By Lynsey Nielson, Red Butte Garden Horticulturist
Planting large trees near power lines can cause years of conflict between homeowners and utility service providers over issues such as maintaining power supply, aesthetics, safety and tree health. For safety reasons and to minimize power supply disruptions, utility providers are obligated to keep power lines clear of growth within 10 feet of the line, both below the line and side to side.
The guideline for trees planted under a power line is that mature height should be 16 feet or less. Trees planted in power line adjacent areas should have a mature height of 25 feet or less. Unfortunately, there are few options for trees that stay under 16 feet. One way to broaden your choices is to consider small conifers, large shrubs and pendulous or weeping cultivars that do not have a strong dominant leader, as they can be staked to the appropriate height and left to ramble. If desired, some large shrubs can be trained to resemble small trees.

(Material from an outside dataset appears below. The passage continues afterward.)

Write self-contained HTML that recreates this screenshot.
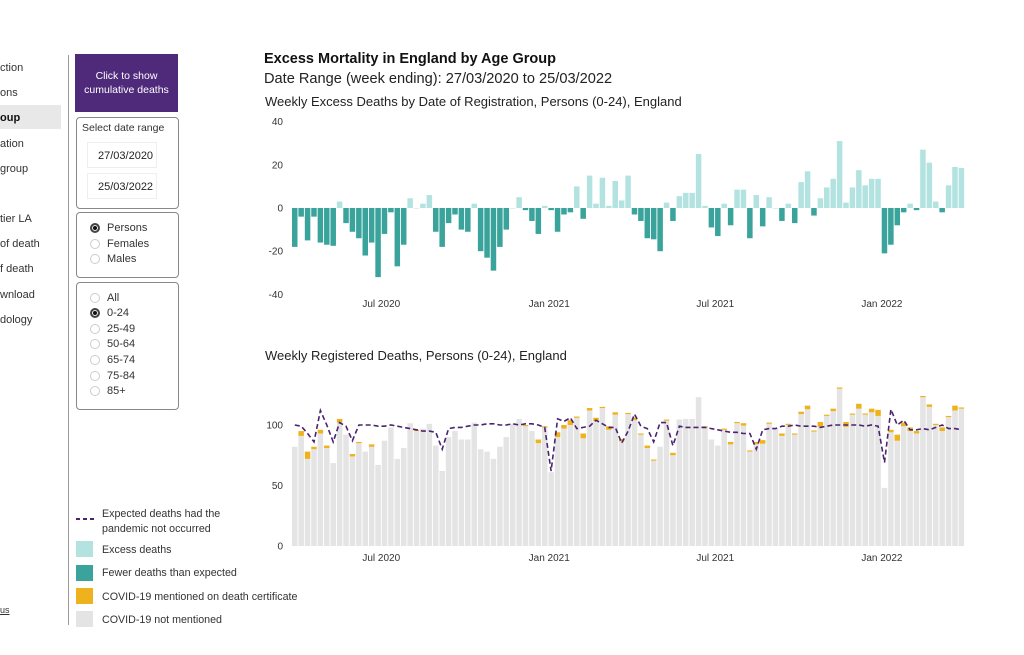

For great options on small conifers, check out the Iseli Nursery website. They are a wholesale conifer grower that services many local garden centers and nurseries. While not all of their trees are small, they have an easy-to-navigate website where you can get some ideas. When choosing a tree, be cautious of the term ‘dwarf’, which only means that a cultivar is smaller relative to the size of its parent, and doesn’t necessarily mean it will remain small.
CLICK HERE for a printable list of small trees and shrubs that could be considered for planting in power line adjacent areas along the Wasatch Front. In selecting the option that is right for your location, be sure to consider its cultural needs in addition to its mature height, such as hardiness, sun/shade preference, water needs and soil preference.
A good resource for the Wasatch Front and beyond is Small Trees for Small Places published by Rocky Mountain Power. It covers multiple western states, so make sure you pay attention to the hardiness zone for your area.